Use a 60 x 44 area (basically half a field using the sides of the 18 as a sideline) There is a goal on each end line and the field has a line 12 yards from each goal and also a line at midfield. There are three players in the defensive half of the field for each team and two players in the offensive half. See diagram below for basic set up
The basic rules in the beginning are that no one can cross over the midfield line and the 12 yard lines are the offside lines. To score a team can either shoot from the midfield line or find one of the players in the offensive half of the field to go to team (for this reason, younger groups might want to use a smaller field). This is working on defensively pressuring in the offensive half of the field as well as offensively looking for shooting opportunities as well.
Once the players understand the game, you can modify the rules to allow a player from the defensive half of the field to cross over the midfield line if it results in a scoring opportunity. The way this might work is the ball gets played forward to one of the players in the offensive half of the field and the a player from the back joins her to get a ball laid back for a first time shot (this is recreating playing the ball into a target player and then laying the ball to a midfielder for a first time shot). If the keeper makes a save from this situation, it would be in her best interests to try to counter quickly since now there is a 2 v 2 in the attacking half of the field.
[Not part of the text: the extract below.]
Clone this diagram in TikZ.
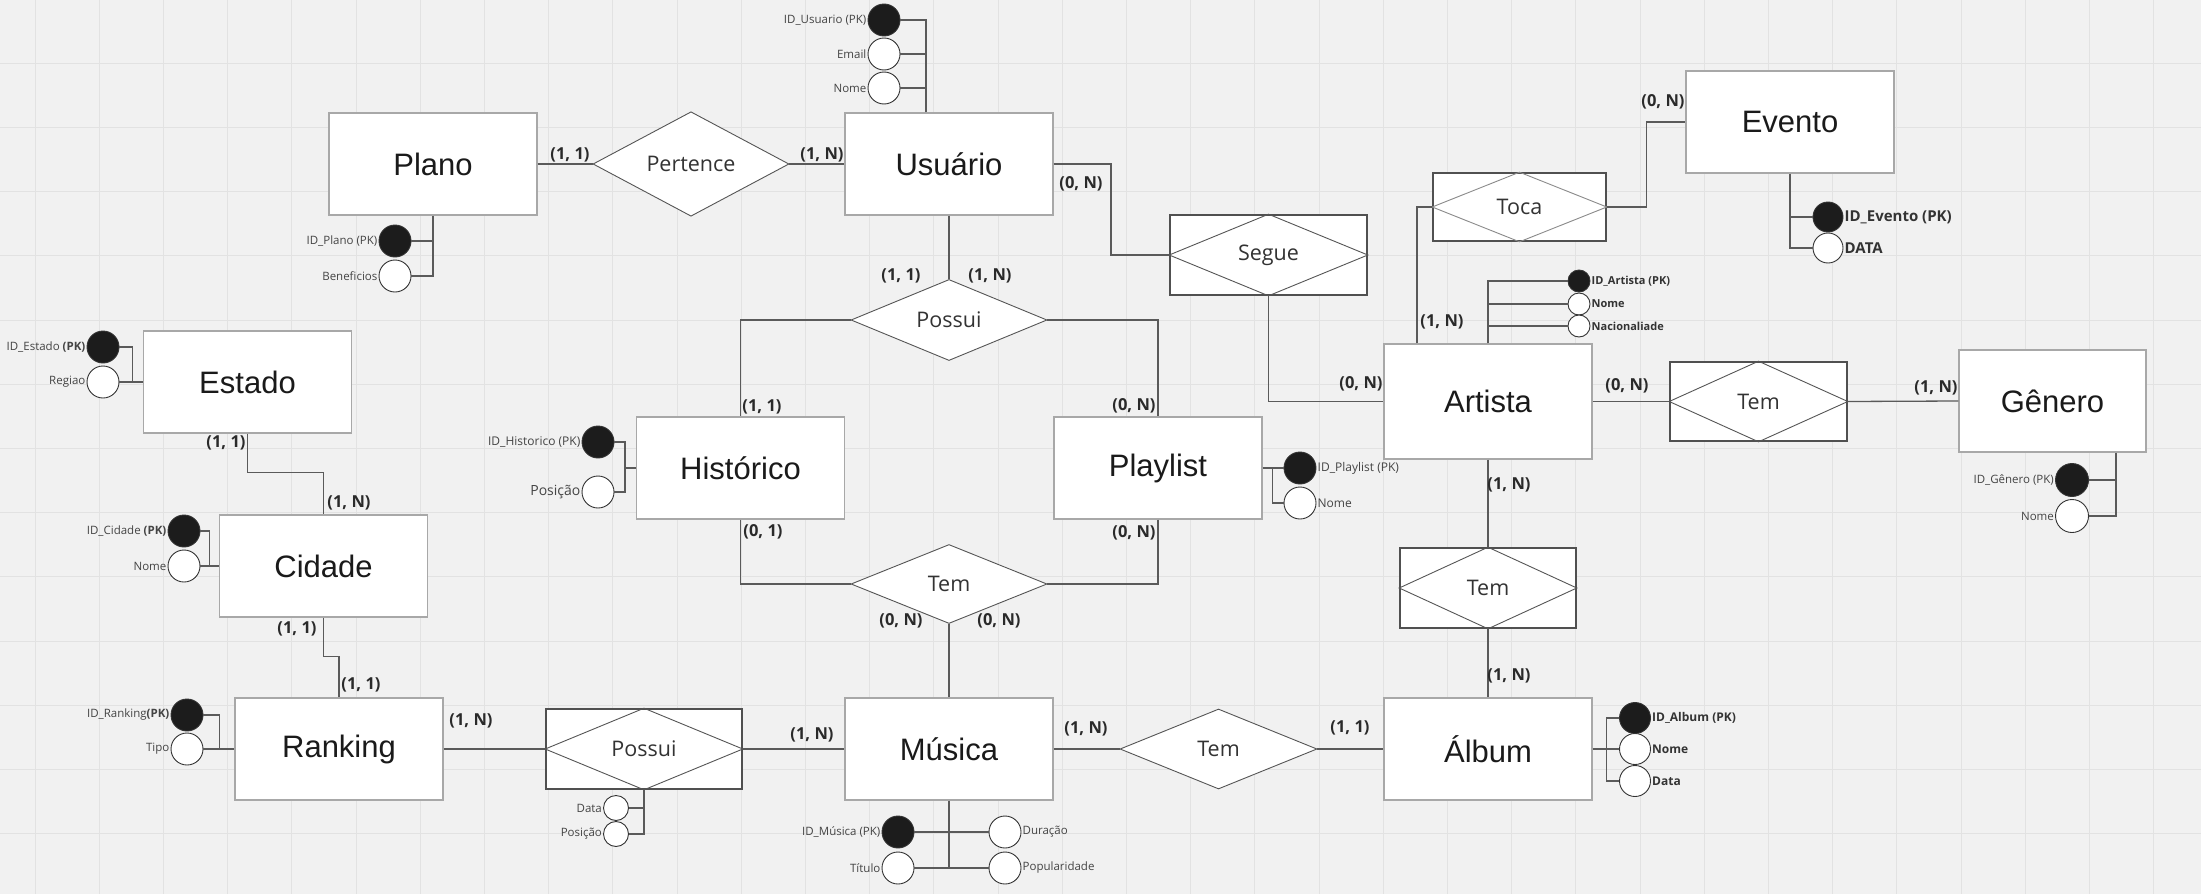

Other options could include allowing a player to come back to defend when an attacking player has crossed over the midfield line or possibly allowing more than one player to cross over midfield to get into the attack (realizing that subjects their team to a quick counter attack).
There are many options that can be added to this game. Consider the various possibilities and you will find ways to help any team.
When people think of drills, they think of players standing in line waiting their turn and when it is their turn, they try to fulfill the rules and requirements of the drill.
Instead of having players stand in line and wait to stay within the rules of the drill, I prefer to keep my players involved in different types of games and exercises that keep the players more involved and even more importantly, keep the players thinking in terms of playing the game as opposed to doing the drill.
If you check out the drill above, you will see that according to the rules of the game, the players can't cross over the midfield line. When most people would do this activity, if a player crossed over the line even slightly, the coach would stop the game and award the ball to the opposing team. That would be an example of playing the rules of the drill. However, if you are trying to work on a a given situation in a game, it doesn't always come out exactly as you planned. In the game mentioned above, if a ball gets played back to a player who slightly crosses the line to get a first time shot hit, we let that go because while it violated the rules of the drill, we want them to get into the habit of playing the game and too many "drills" are done at the expense of the game of soccer.
In creating your training sessions, look to find games that are soccer related in order to create teaching opportunities. If you can do this on a regular basis, you will be more successful as a coach.